Panoramic Spectacle of History in Contemporary Museum Practices: Yadegar Assisi’s Pergamon Panorama under the light of Lawrence Alma-Tadema and Jean-Léon Gérôme

Gülru Çakmak (University of Massachusetts)

This paper considers the legacy of 19th-century visual technologies of mass spectacle in history painting as it resurfaces in contemporary curatorial engagements with absorptive digital technologies. The case study will be the Pergamon Panorama by the contemporary artist Yadegar Assisi. Spanning three stories encircling a central viewing platform, the 360-degree monumental panorama is housed in a building constructed for the occasion under the auspices of the Berlin State Museums in a bid to make the past accessible and relevant to present-day museum visitors. Showing hundreds of life-size figures from a steep bird’s-eye perspective inhabiting a digitally-generated architectural and topographic reconstruction of ancient Pergamon, the panorama offers a phenomenological experience of absorption into a specific day in the year 129 CE. While Assisi’s project is enabled by contemporary digital technologies, my paper will argue that the pictorial and compositional devices that it uses in order to absorb the viewer into an embodied encounter with its historical fiction hark back to an earlier moment in 19th-century European visual culture, and in particular to a series of innovations in the genre of history painting by Gérôme and Alma-Tadema.
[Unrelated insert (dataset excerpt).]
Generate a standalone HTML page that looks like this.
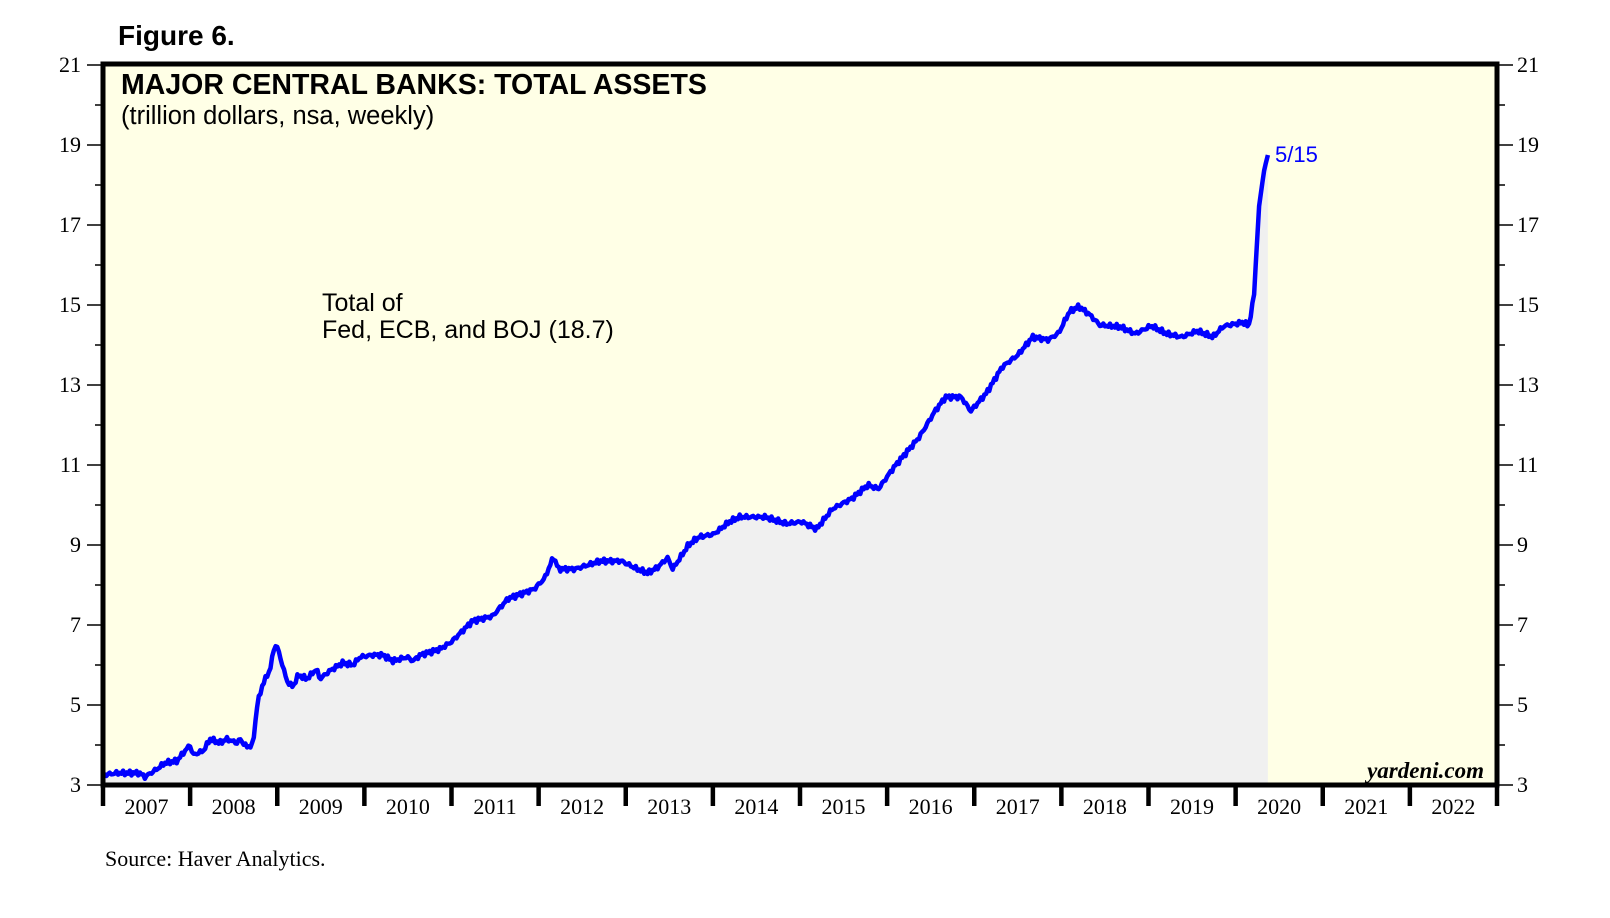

The work of these painters, characterised as ‘theatrical’ in their lifetimes and ‘proto-cinematic’ in contemporary scholarship, in my reading emerge as responses to the strain experienced in the conventions of history painting under pressure from a growing sense of an insurmountable distance between the modern subject and the historical past, coupled with the pervasive transformation of conditions of spectatorship under the influence of emerging technologies of sequential vision epitomised in the panorama and the diorama.